I haven’t written anything for a while. I’ll sit at my laptop, stare at the screen, and nothing produces. I’ve run out of things to say. That’s probably not true, but my focus is off. I can’t concentration on one single thing long enough to make sense of it. If you’ve ever had a conversation with me you know this to be true. I’ll be talking about one thing, and fall into a tangent I don’t know how to get myself out of. ‘Wait, what was I talking about again?’ Anyway, that’s the reason I haven’t updated. I need to start making a list of topics. I’ll be walking down the street and have a stream of thoughts that end up lost in translation as they are quickly forgotten as I move through the day.
That first paragraph literally has NOTHING to do with the rest of this. So you see my point, right? Moving on… I am obsessed with the Facebook, ‘On This Day,’ feature. I’ll check it everyday, and only occasionally do I cringe at things I wrote, or the pictures that somehow got posted over the years. Over the last few days though, all of my ‘On This Day,’ posts have been about Billie. I brought Billie Jean Villa home eight years ago last week.

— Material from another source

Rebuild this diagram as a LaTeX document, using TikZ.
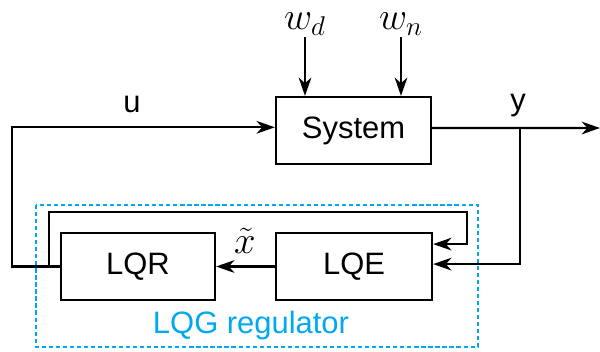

I was 25. In 2009 over the Forth of July weekend I was sitting around bullshitting with my family at a BBQ. As my family arrived at my parents house my aunt walked in and noted the absence of her son, ‘JJ isn’t coming, he just got a new dog and he’s a puppy so he stayed home with him.’ Later that afternoon I approached his sister, ‘let’s go see Auto.’ A puppy at eight weeks is sleepy and tiny, and as this little creature sat on my lap I looked at my cousins, ‘I want one.’ My cousin Bri replied, ‘Well go get one… there’s two others. Want me to ask if you could go see them?’ ‘Yes!’
I had been living near UIC at the time, and it was a few years after graduating college. Getting a dog felt like such an adult thing to do, and at the time, I felt like I was an adult. I was wrong, but I wouldn’t figure that out till years later. I rushed home to tell my parents about it –my mom was pretty supportive. She knew I had wanted to get a dog for a while, and had even gone to look at a few with me. My dad wasn’t so quick to hop on the support train… Dogs are a lot of work and you’re too irresponsible. You’re never home. I’m allergic to dogs, so don’t think you can just bring over here. It’ll make a mess, and I’m not going to be out there cleaning up the yard. Of course I took a minute to really take in what he was saying, and than I ignored it and decided to listen to the parent that agreed with me. My moms only request, ‘get the female… the males are stupid.’ She had one bad experience with one male dog…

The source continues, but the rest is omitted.